Quiero llamar brevemente la atención sobre una causa que sí depende de nosotros
La televisión se ha “instalado” en nuestros hogares como un “miembro” más de la familia, invadiendo gratificantemente nuestra intimidad
Dado que ayer fue el “Superlunes” de la televisión, permítanme un par de reflexiones sobre la familia y la televisión. No es necesario ser psicólogo, sociólogo, o filósofo para percatarse que la familia chilena, pese a ser la “institución” mejor valorada por los chilenos, enfrenta serios problemas que tienden a debilitarla.

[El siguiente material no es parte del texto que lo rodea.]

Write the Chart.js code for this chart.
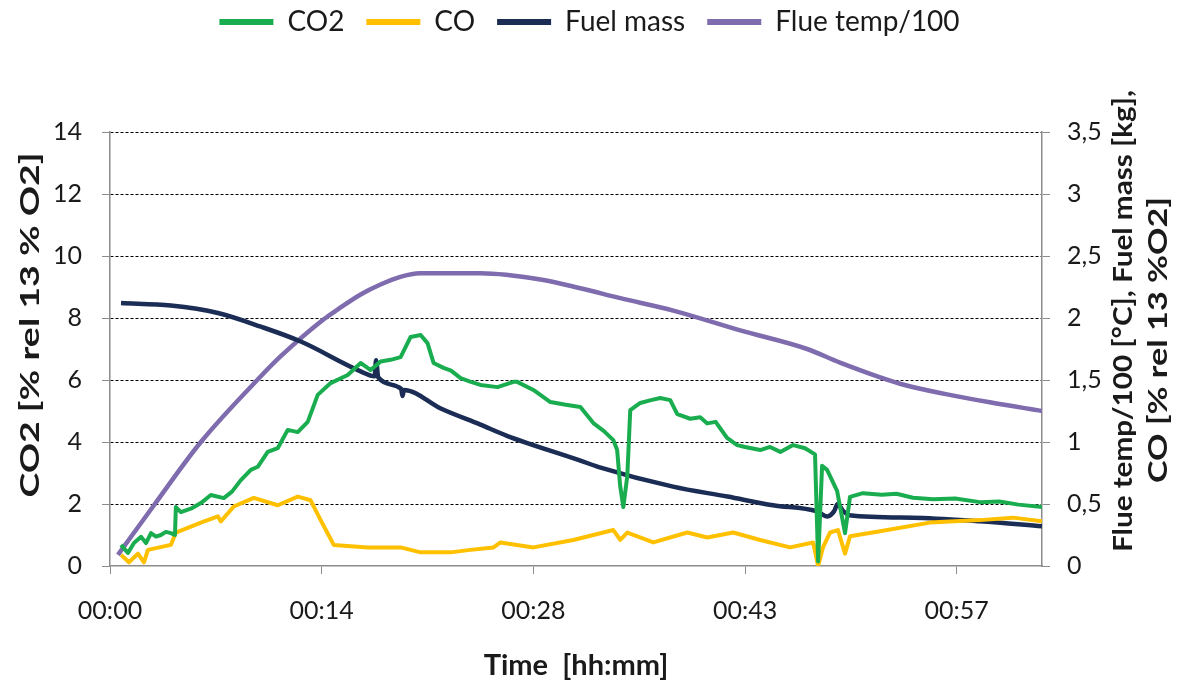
<!DOCTYPE html>
<html>
<head>
<meta charset="utf-8">
<script src="https://cdn.jsdelivr.net/npm/chart.js@4.4.1/dist/chart.umd.min.js"></script>
<style>
  html, body { margin: 0; padding: 0; background: #fff; }
  #wrap { width: 1179px; height: 681px; }
</style>
</head>
<body>
<div id="wrap"><canvas id="chart" width="1179" height="681"></canvas></div>
<script>
// ---- data (time in minutes) ----
const xTickValues = [0, 14.4, 28.8, 43.2, 57.6];
const xTickLabels = ['00:00', '00:14', '00:28', '00:43', '00:57'];

// CO2 [% rel 13 % O2] - left axis
const co2Time = [0.75,1.22,1.63,2.11,2.45,2.79,3.13,3.46,3.8,4.14,4.42,4.48,4.82,5.5,6.18,6.86,7.74,8.3,8.9,9.58,10.05,10.73,11.41,12.09,12.77,13.45,14.13,15.01,16.17,17.05,17.73,18.41,19.09,19.77,20.45,21.13,21.6,22.01,22.69,23.2,23.85,24.5,25.2,26.36,27.45,27.7,28.8,29.96,31.0,32.0,32.88,33.6,34.24,34.5,34.7,34.92,35.19,35.39,36.07,36.8,37.43,38.11,38.59,39.47,40.15,40.63,41.2,41.98,42.66,43.2,44.23,44.9,45.6,46.47,47.28,47.96,48.17,48.44,48.78,49.46,50.0,50.34,51.22,52.5,53.5,54.62,56.0,57.5,59.17,60.5,61.8,63.4];
const co2Values = [0.68,0.42,0.74,0.94,0.74,1.06,0.95,1.0,1.1,1.06,1.0,1.9,1.74,1.85,2.03,2.29,2.19,2.4,2.77,3.1,3.2,3.68,3.8,4.39,4.32,4.65,5.52,5.9,6.16,6.55,6.32,6.6,6.65,6.74,7.39,7.45,7.19,6.55,6.39,6.3,6.06,5.95,5.84,5.77,5.94,5.94,5.68,5.29,5.2,5.13,4.61,4.35,4.06,3.74,2.6,1.9,2.9,5.03,5.26,5.35,5.42,5.35,4.9,4.75,4.8,4.6,4.65,4.13,3.9,3.84,3.74,3.84,3.68,3.9,3.8,3.6,0.15,3.23,3.1,2.42,1.06,2.23,2.35,2.3,2.33,2.2,2.15,2.18,2.06,2.08,1.98,1.9];

// CO [% rel 13 % O2] - right axis
const coTime = [0.75,1.29,1.9,2.31,2.58,4.14,4.48,6.18,7.34,7.54,8.42,9.78,11.41,12.77,13.65,14.33,15.22,17.53,19.77,21.13,23.17,24.52,26.09,26.56,28.8,31.52,34.24,34.71,35.19,36.96,39.27,40.63,42.39,44.23,46.26,47.83,48.17,48.5,48.98,49.52,50.0,50.34,52.38,55.77,59.17,61.41,63.4];
const coValues = [0.09,0.03,0.1,0.03,0.13,0.17,0.27,0.35,0.4,0.36,0.48,0.55,0.49,0.56,0.53,0.37,0.17,0.15,0.15,0.11,0.11,0.13,0.15,0.19,0.15,0.21,0.29,0.21,0.27,0.19,0.27,0.23,0.27,0.21,0.15,0.19,0.0,0.15,0.27,0.29,0.1,0.24,0.28,0.35,0.37,0.39,0.36];

// Fuel mass [kg] - right axis
const fuelTime = [0.75,4.14,7.34,10.26,12.98,17.05,18.0,18.1,18.25,19.8,19.9,20.0,22.5,25.2,27.0,32.0,33.2,38.3,42.0,45.1,48.1,48.8,49.25,49.5,49.9,50.3,54.6,59.2,63.4];
const fuelValues = [2.12,2.1,2.04,1.93,1.81,1.57,1.53,1.66,1.52,1.43,1.37,1.42,1.27,1.14,1.05,0.85,0.8,0.64,0.56,0.49,0.44,0.4,0.44,0.5,0.44,0.41,0.39,0.36,0.32];

// Flue temp/100 [°C] - right axis
const flueTime = [0.54,2.99,6.18,10.26,11.6,14.54,15.5,17.05,18.4,19.7,21.1,25.2,29.28,32.0,34.72,38.32,42.87,47.42,49.66,53.74,57.13,59.85,63.4];
const flueValues = [0.09,0.49,1.0,1.53,1.69,1.99,2.07,2.19,2.27,2.33,2.36,2.36,2.31,2.24,2.16,2.06,1.9,1.75,1.64,1.47,1.38,1.32,1.25];

const leftTitle = 'CO2 [% rel 13 % O2]';
const rightTitle = ['Flue temp/100 [°C], Fuel mass [kg],', 'CO [% rel 13 %O2]'];

// ---- helpers ----
const toPoints = (ts, vs) => ts.map((t, i) => ({ x: t, y: vs[i] }));
const AXIS_GREY = '#8c8c8c';
const TEXT = '#1a1a1a';

// legend gets a fixed height so the plot starts where the original does
const legendHeight = {
  id: 'legendHeight',
  beforeInit(chart) {
    const fit = chart.legend.fit;
    chart.legend.fit = function () {
      fit.call(this);
      this.height = 132;
    };
  },
  afterLayout(chart) {
    chart.legend.top -= 14;
  }
};

// vertical axis titles, reading bottom to top on both sides
function drawVertical(ctx, text, x, y, len) {
  ctx.save();
  ctx.font = 'bold 27px Lato';
  ctx.fillStyle = TEXT;
  ctx.textAlign = 'center';
  ctx.textBaseline = 'middle';
  ctx.translate(x, y);
  ctx.rotate(-Math.PI / 2);
  const w = ctx.measureText(text).width;
  ctx.scale(len / w, 1);
  ctx.fillText(text, 0, 0);
  ctx.restore();
}

const axisTitles = {
  id: 'axisTitles',
  afterDraw(chart) {
    const ctx = chart.ctx;
    drawVertical(ctx, leftTitle, 30, 325, 345);
    drawVertical(ctx, rightTitle[0], 1123, 321, 462);
    drawVertical(ctx, rightTitle[1], 1158, 340, 286);
  }
};

const ctx = document.getElementById('chart').getContext('2d');

new Chart(ctx, {
  type: 'line',
  data: {
    datasets: [
      {
        label: 'CO2',
        data: toPoints(co2Time, co2Values),
        borderColor: '#1aad50',
        backgroundColor: '#1aad50',
        borderWidth: 4,
        borderJoinStyle: 'round',
        pointRadius: 0,
        tension: 0,
        yAxisID: 'y'
      },
      {
        label: 'CO',
        data: toPoints(coTime, coValues),
        borderColor: '#ffc000',
        backgroundColor: '#ffc000',
        borderWidth: 4,
        borderJoinStyle: 'round',
        pointRadius: 0,
        tension: 0,
        yAxisID: 'y1'
      },
      {
        label: 'Fuel mass',
        data: toPoints(fuelTime, fuelValues),
        borderColor: '#1b2d55',
        backgroundColor: '#1b2d55',
        borderWidth: 4.5,
        pointRadius: 0,
        cubicInterpolationMode: 'monotone',
        yAxisID: 'y1'
      },
      {
        label: 'Flue temp/100',
        data: toPoints(flueTime, flueValues),
        borderColor: '#7e6cae',
        backgroundColor: '#7e6cae',
        borderWidth: 4.5,
        pointRadius: 0,
        cubicInterpolationMode: 'monotone',
        yAxisID: 'y1'
      }
    ]
  },
  options: {
    responsive: false,
    animation: false,
    devicePixelRatio: 1,
    layout: { padding: 0 },
    plugins: {
      legend: {
        position: 'top',
        labels: {
          boxWidth: 54,
          boxHeight: 6,
          padding: 22,
          color: TEXT,
          font: { family: 'Lato', size: 28 },
          generateLabels(chart) {
            const items = Chart.defaults.plugins.legend.labels.generateLabels(chart);
            items.forEach(it => { it.lineWidth = 0; it.fillStyle = it.strokeStyle; });
            return items;
          }
        }
      },
      tooltip: { enabled: false }
    },
    scales: {
      x: {
        type: 'linear',
        min: 0,
        max: 63.4,
        afterBuildTicks: s => { s.ticks = xTickValues.map(v => ({ value: v })); },
        afterFit: s => { s.height = 115; },
        ticks: {
          autoSkip: false,
          maxRotation: 0,
          padding: 22,
          color: TEXT,
          font: { family: 'Lato', size: 25 },
          callback: (v, i) => xTickLabels[i]
        },
        grid: { drawOnChartArea: false, tickLength: 8, color: AXIS_GREY, tickColor: AXIS_GREY },
        border: { color: AXIS_GREY, width: 1.5 },
        title: {
          display: true,
          text: 'Time  [hh:mm]',
          color: TEXT,
          font: { family: 'Lato', size: 29, weight: 'bold', lineHeight: 1 },
          padding: { top: 0, bottom: 1 }
        }
      },
      y: {
        position: 'left',
        min: 0,
        max: 14,
        afterFit: s => { s.width = 110; },
        ticks: {
          stepSize: 2,
          padding: 20,
          color: TEXT,
          font: { family: 'Lato', size: 25 }
        },
        grid: {
          color: c => (c.tick && c.tick.value === 0) ? 'rgba(0,0,0,0)' : '#000',
          lineWidth: 1,
          tickLength: 8,
          tickColor: AXIS_GREY
        },
        border: { color: AXIS_GREY, width: 1.5, dash: [3, 2] }
      },
      y1: {
        position: 'right',
        min: 0,
        max: 3.5,
        afterFit: s => { s.width = 137; },
        ticks: {
          stepSize: 0.5,
          padding: 17,
          color: TEXT,
          font: { family: 'Lato', size: 25 },
          callback: v => String(v).replace('.', ',')
        },
        grid: { drawOnChartArea: false, tickLength: 8, color: AXIS_GREY, tickColor: AXIS_GREY },
        border: { color: AXIS_GREY, width: 1.5 }
      }
    }
  },
  plugins: [legendHeight, axisTitles]
});
</script>
</body>
</html>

Algunas de las causas: las rupturas matrimoniales (según el Registro Civil cada 2 minutos se inicia un proceso judicial de separación o divorcio. De un 3,5% de rupturas matrimoniales el año 2000, se pasó a 10,6% el 2011. La tasa de divorcios en Chile es la más alta de América Latina; la gran cantidad de hogares monoparentales (casi un 28%); las bajas tasas de natalidad (1,8%); la gran cantidad de niños que nacen fuera del matrimonio (69,3% el 2012); el desistimiento de los jóvenes de casarse (en los últimos 20 años ha disminuido casi a la mitad.
De 105 mil matrimonios en 1990 hemos pasado a 66.132 el 2011); las largas jornadas laborales (entre nueve y diez horas), sumado a los largos trayectos para regresar al hogar (entre una y tres horas) que impiden a los padres estar presentes en el hogar; y un largo etcétera más. Algunas de las consecuencias: los padres chilenos pasan cada día menos con sus hijos y/o sus respectivos cónyuges o “parejas” (para utilizar un lenguaje a la page). Algunas estadísticas (Laborum 2011) revelan que diariamente un 58% de los padres chilenos no se relaciona más de dos horas con sus hijos.

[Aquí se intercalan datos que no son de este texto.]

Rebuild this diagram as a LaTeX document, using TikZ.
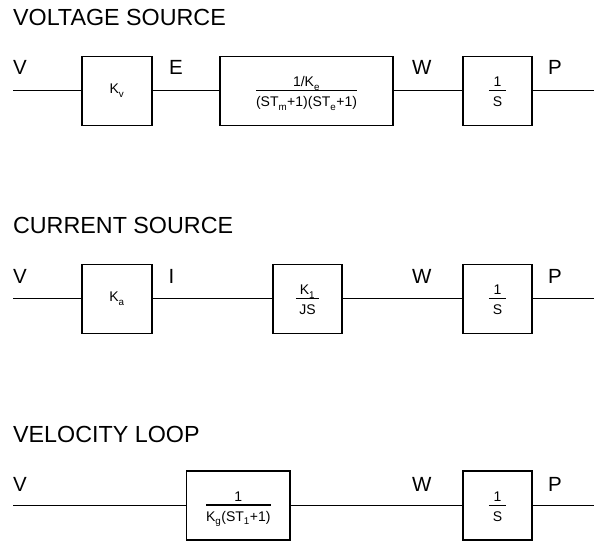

Habida cuenta de que algunas de las causas acá esbozadas son ajenas a la voluntad de los padres, (este sería el precio que debemos pagar por el progreso), quiero llamar brevemente la atención sobre una causa que sí depende de nosotros. En los estudios que hemos mencionado se parte de la base que un padre o madre en el hogar es un padre “presente”. Sin embargo, la realidad nos dice otra cosa. Existen muchas familias chilenas en las cuales los padres “están”, pero no “están presentes”.

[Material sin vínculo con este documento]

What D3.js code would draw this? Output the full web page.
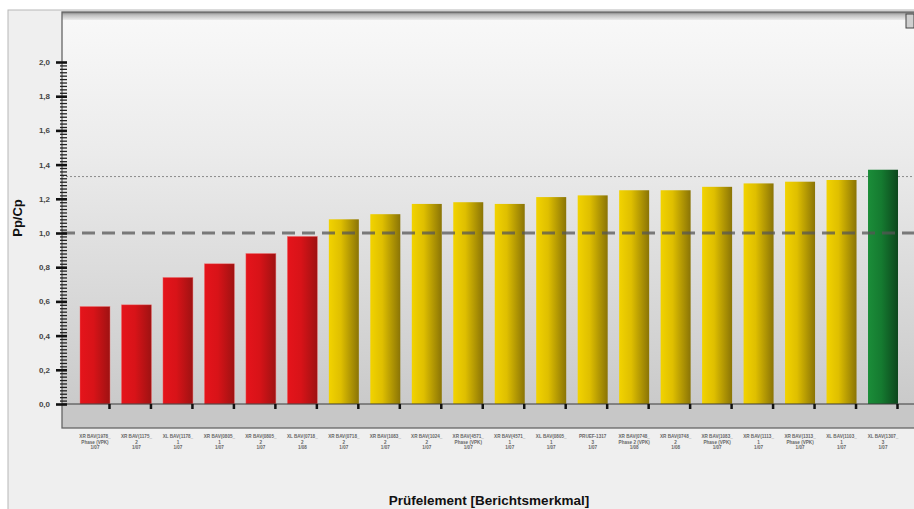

No es muy extraña la escena del padre (y a veces la madre) llegando tarde y cansado a casa, que tras los “¿cómo te fue?” / “bien gracias” de rigor, sólo desea hacer efectivo su legítimo derecho a relajarse, es decir, ver algo de farándula o alguna teleserie sin que nadie lo moleste con problemas domésticos o de otra índole. ¿Qué tiene de malo después de un arduo día laboral, regularmente de 9 horas, ver un poco de televisión light, que nos relaje, entretenga y no nos haga pensar? En esta pregunta, legítima por cierto, veo al menos dos problemas:
1) La gran influencia de la televisión en nuestras vidas. Para nadie es sorpresa que la ella ocupa cada vez más un lugar central en nuestras vidas, siendo quizá la institución más poderosa que existe en nuestra sociedad. Ella se ha “instalado” en nuestros hogares como un “miembro” más de la familia, invadiendo gratificantemente nuestra intimidad. Según algunos estudios, los niños chilenos pasan en promedio 4 horas frente a la “caja mágica” y otros incluso hasta 8 horas, y no precisamente en los horarios en que no están los padres;
2) El segundo problema que visualizo y quizá el más grave, es que el necesario diálogo entre los cónyuges, o entre padres e hijos dejó de ser una actividad agradable, o en el mejor de los casos es menos placentera que ver televisión. Es triste constatar que conversar o compartir en familia ya no nos relaja, o no nos entretiene. Por el contrario, parece ser una carga psicológica o emocional demasiado pesada de soportar. Habituados a esta situación, nuestras esposas/esposos, o nuestros hijos se van convirtiendo en ilustres desconocidos, la comunicación se reduce a lo elemental y sin darnos cuenta pasamos a engrosar la larga lista de separados y/o divorciados, o padres con hijos drogadictos o alcohólicos sin siquiera habernos enterado. Ya no somos, entonces, una familia, sino tan solo un grupo de individuos que comparten un mismo techo, unidos todavía principalmente por necesidad (económica).
Pero la culpa no la tiene la (mala calidad de la) televisión, ella se ha instalado en nuestros hogares, porque nosotros le abrimos las puertas y la instalamos en el living y los dormitorios de las casas (¡mea culpa!). Tampoco debemos culpar a los “signos de los tiempos”, ni al precio a pagar por el desarrollo. Culpables somos nosotros cada día más individualistas, encerrados en nosotros mismos, incapaces de asumir el peso de la paternidad y/o conyugalidad, y mucho menos interesados en redescubrir, aunque suene siútico o clisé, lo maravilloso de tener una familia.